I read the letter from my oratory student who remembered her childhood speech impediment, and the words that were used as weapons to make fun of her. Her voice became a burden, and her silence a shield against those who meant to harm her. Through three years of speech and debate she learned that, though we don’t always have to talk, we do have the opportunity and ability to care for ourselves through the stories we tell, and the messages we spread. “Speech made me realize that when I speak it is not a burden, but a gift to others, and it helped me to find those whose words became gifts for me” she writes.

Finally, I remember a student who I regularly clashed with on the team had graduated, and asked me to attend his graduation party. As I walked in I was grabbed by his parents and was  introduced to every family member as “the teacher that saved” that student. His family told me about how he had struggled for so long, about how teachers were calling home constantly to seek help from parents. Then he stood up in front of the group and said that “all it took was one person telling me my voice was important.”

I’m not telling these stories to pat myself on the back. I read and remember these stories because we, as speech and debate coaches and students, have all experienced something incredible in speech and debate. If you go around the room at a tournament there will always be a coach with a story about a student who learned and grew and became better.

It has now been many years that I have served on the CHSSA board. In that time I have seen people walk out in anger. I have seen political maneuvering at its worst, and at its best. I have watched people fight over the tiniest little rule changes. Through it all I always try to remember that what we do isn’t about that, but about creating opportunities for students to engage in an activity that all of us clearly care about very deeply.

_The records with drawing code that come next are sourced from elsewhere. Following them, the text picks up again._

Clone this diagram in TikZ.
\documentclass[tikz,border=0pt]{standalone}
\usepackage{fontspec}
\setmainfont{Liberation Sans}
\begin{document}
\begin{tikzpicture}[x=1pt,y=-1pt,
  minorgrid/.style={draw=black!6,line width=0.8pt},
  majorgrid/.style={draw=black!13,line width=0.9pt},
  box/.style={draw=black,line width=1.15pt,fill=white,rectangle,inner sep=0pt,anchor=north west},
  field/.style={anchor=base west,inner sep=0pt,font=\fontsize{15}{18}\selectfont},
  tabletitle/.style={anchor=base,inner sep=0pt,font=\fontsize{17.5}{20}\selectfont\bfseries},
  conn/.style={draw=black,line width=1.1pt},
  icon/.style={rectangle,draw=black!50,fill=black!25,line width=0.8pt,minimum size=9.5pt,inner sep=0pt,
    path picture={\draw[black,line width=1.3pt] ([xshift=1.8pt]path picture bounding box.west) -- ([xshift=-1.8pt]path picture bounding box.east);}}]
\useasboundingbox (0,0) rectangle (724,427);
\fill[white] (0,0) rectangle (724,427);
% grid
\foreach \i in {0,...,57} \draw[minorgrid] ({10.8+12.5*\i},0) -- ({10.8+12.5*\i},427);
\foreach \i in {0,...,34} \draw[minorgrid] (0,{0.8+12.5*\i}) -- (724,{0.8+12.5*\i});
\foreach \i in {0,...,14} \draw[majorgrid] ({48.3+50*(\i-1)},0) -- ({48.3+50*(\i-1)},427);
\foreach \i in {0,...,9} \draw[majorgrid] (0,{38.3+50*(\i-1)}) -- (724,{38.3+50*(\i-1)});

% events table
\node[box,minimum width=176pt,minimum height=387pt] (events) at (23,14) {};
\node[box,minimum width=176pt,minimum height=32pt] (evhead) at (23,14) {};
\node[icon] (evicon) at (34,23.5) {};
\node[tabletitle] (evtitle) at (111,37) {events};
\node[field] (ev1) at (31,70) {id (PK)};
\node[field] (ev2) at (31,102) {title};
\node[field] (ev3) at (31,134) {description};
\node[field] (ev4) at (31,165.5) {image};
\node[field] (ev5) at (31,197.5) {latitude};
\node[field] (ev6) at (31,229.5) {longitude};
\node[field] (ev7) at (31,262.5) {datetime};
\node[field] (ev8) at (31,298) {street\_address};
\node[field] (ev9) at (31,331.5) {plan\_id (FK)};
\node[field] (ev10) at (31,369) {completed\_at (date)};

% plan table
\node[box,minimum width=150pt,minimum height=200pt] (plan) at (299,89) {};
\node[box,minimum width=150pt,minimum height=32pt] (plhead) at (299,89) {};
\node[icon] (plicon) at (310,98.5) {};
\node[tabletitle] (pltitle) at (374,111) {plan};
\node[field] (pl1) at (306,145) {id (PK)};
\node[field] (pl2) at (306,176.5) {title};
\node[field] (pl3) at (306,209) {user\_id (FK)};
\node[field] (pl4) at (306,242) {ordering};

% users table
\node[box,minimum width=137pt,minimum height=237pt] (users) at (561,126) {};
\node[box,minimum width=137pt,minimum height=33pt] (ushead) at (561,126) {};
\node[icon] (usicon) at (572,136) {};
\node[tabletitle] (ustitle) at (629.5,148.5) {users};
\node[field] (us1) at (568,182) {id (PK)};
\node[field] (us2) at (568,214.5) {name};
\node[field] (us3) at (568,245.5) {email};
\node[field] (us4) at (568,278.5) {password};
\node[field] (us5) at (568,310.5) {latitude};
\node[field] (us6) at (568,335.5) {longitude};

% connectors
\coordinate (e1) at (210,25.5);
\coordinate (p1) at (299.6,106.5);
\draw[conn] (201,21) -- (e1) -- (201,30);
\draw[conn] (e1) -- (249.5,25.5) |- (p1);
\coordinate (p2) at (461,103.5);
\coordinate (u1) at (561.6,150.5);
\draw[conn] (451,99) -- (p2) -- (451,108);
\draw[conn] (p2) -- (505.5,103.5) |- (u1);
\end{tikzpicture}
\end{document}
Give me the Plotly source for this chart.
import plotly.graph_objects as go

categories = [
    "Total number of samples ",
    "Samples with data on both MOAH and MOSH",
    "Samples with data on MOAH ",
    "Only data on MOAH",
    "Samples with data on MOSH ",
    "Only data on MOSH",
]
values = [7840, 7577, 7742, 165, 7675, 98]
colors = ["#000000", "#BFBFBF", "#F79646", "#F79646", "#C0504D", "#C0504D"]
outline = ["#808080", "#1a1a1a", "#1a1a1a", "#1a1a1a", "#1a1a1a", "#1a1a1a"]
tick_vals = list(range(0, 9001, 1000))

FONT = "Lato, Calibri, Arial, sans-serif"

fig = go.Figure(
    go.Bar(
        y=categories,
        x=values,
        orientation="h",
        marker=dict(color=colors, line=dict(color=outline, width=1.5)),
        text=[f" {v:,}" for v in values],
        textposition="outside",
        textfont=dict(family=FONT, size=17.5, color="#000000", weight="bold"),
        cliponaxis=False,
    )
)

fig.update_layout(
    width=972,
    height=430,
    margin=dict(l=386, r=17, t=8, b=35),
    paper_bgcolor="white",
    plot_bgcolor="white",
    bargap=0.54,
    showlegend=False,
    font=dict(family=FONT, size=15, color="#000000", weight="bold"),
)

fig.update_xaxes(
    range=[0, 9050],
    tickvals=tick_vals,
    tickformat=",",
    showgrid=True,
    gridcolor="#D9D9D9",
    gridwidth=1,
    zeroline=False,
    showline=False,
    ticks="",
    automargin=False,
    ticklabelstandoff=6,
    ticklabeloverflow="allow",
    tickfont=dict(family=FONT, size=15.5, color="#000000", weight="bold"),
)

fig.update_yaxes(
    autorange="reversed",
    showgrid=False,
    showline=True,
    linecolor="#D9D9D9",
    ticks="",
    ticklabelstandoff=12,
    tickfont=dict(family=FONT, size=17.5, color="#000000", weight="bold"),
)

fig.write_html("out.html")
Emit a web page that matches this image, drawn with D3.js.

As the school year starts, in the middle of all of this change it is important for us to reflect on why we are doing what we do every day. All of our fears, anger, sadness, discomfort, fatigue… none of it compares to what our students will feel if we choose to focus on the minutia that is wrong, and not push to provide them with what is good and right for their futures. The CHSSA is not perfect, and it never has been. But, the CHSSA is incapable of being bad so long as we commit ourselves to our students above all else. So as you go to your leagues or your schools or your districts, remember to fight for your students first. I hope that you will forgive the people who have made decisions you haven’t liked, and instead of fighting will help to build a better community for the future of speech and debate.

So go to that online tournament. Host an Instagram live performance series at your school. Create a YouTube channel for your students to share. Challenge your rival school to a zoom debate. Get your speech and debate kiddos into one zoom room and make them all talk to a wall and screenshot it to keep because that would be amazing to see. Host a zoom student congress open to all students. Do a one minute stories competition. Teach kids how to tell a story through pantomime so they can present even when a microphone cuts out. Whatever you do, don’t focus on the things you dislike when you have the opportunity to do a million things you will love. Remember that together we can make some of the stress of these times go away, and maybe even make waking up for some of us just a little bit easier each morning.